El árbol de la siesta

Este experto en la naturaleza camina feliz por los Jardines del Real mientras sigue saludando a sus vecinos. Un alce de Montpellier que en invierno se ha quedado desnudo pero que en otoño luce un color dorado irresistible. O un drago de Canarias que pasa desapercibido frente a la Casa del Jardinero Real, donde está la sede del Observatorio Municipal. Y a su lado, un plátano de sombra. Un poco más alejado está un laurel, que se considera un arbusto pero que, con el tiempo, puede acabar adquiriendo el aspecto de un árbol, con un tronco único. Y un ginko biloba, del que presume Santiago porque se dice que fue el único que resistió a la bomba nuclear en Hiroshima.

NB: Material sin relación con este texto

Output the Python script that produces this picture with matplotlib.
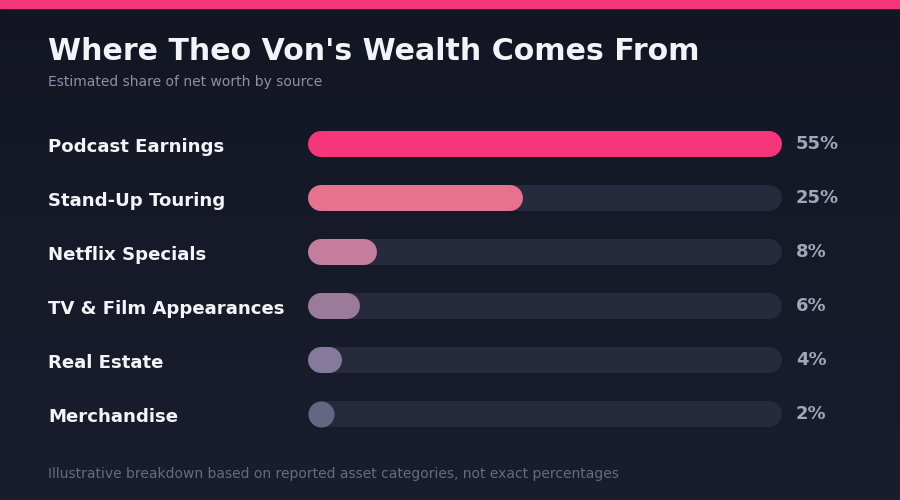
import numpy as np
import matplotlib
matplotlib.use("Agg")
import matplotlib.pyplot as plt
import matplotlib.transforms as mtransforms

# data
sources = ["Podcast Earnings", "Stand-Up Touring", "Netflix Specials",
           "TV & Film Appearances", "Real Estate", "Merchandise"]
shares = [55, 25, 8, 6, 4, 2]
bar_colors = ["#f5367a", "#e8718f", "#c47d9c", "#9c7a9c", "#857a9b", "#646781"]

W, H = 900, 500
fig = plt.figure(figsize=(W / 100, H / 100), dpi=100)

# background gradient + top stripe
bg = fig.add_axes([0, 0, 1, 1])
bg.set_axis_off()
top = np.array([0x13, 0x16, 0x22]) / 255
bot = np.array([0x1a, 0x1d, 0x2e]) / 255
t = np.linspace(0, 1, 256)[:, None]
grad = top[None, :] * (1 - t) + bot[None, :] * t
bg.imshow(grad[:, None, :], aspect="auto", extent=[0, 1, 0, 1], origin="upper")
bg.axhspan(1 - 8 / H, 1, color="#f5367a")
bg.set_xlim(0, 1)
bg.set_ylim(0, 1)

fig.text(48 / W, 1 - 52 / H, "Where Theo Von's Wealth Comes From", color="#f3f4f8",
         fontsize=21.6, fontweight="bold", va="center", ha="left")
fig.text(48 / W, 1 - 82 / H, "Estimated share of net worth by source", color="#8d8fa8",
         fontsize=10, va="center", ha="left")
fig.text(48 / W, 1 - 474 / H,
         "Illustrative breakdown based on reported asset categories, not exact percentages",
         color="#676a82", fontsize=10, va="center", ha="left")

# bars
x0, x1 = 308, 782
ytop, ybot = 117, 441
ax = fig.add_axes([x0 / W, 1 - ybot / H, (x1 - x0) / W, (ybot - ytop) / H])
ax.set_axis_off()
xmax = max(shares)
ax.set_xlim(0, xmax)
ax.set_ylim(len(sources) - 0.5, -0.5)

bar_px = 26
lw = bar_px * 72 / 100
r = (bar_px / 2) / (x1 - x0) * xmax

lab_tr = mtransforms.blended_transform_factory(fig.transFigure, ax.transData)
for i, (name, v, c) in enumerate(zip(sources, shares, bar_colors)):
    ax.plot([r, xmax - r], [i, i], color="#262a3c", lw=lw, solid_capstyle="round")
    if v - r > r:
        ax.plot([r, v - r], [i, i], color=c, lw=lw, solid_capstyle="round")
    else:
        # too short for a pill: just the round end
        ax.plot([r], [i], "o", color=c, markersize=lw, markeredgewidth=0)
    ax.text(48 / W, i + 0.05, name, transform=lab_tr, color="#f3f4f8",
            fontsize=13.1, fontweight="bold", va="center", ha="left")
    ax.annotate(f"{v}%", xy=(xmax, i), xytext=(14, 0), textcoords="offset pixels",
                color="#a3a5ba", fontsize=13, fontweight="bold", va="center", ha="left")

fig.savefig("out.png", dpi=100)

En este paseo arbóreo, Santiago se detiene y hace un mueca. Pasa entonces una de sus grandes manos por la corteza donde algún joven ha clavado una navaja para escribir 'Hamza y Isabel' sobre un corazón. No le gusta, pero hace un gesto de resignación como dando a entender que a esas edades todos hemos sido un poco inconscientes. Ante un ficus cuenta que València tiene 26 de gran tamaño y que el árbol más grande de la ciudad probablemente sea el ficus del Parterre, con más de veinte metros de altura y una copa con 37 metros de diámetro. Aunque él acaba volviendo a ese pino en escorzo que hay junto a la entrada. Él lo conoce como el "árbol de la siesta" porque lleva cuarenta años viendo a la gente tumbarse bajo su sombra. Lo observa con ternura y lo abraza. Porque los árboles han sido, y son, el amor de su vida.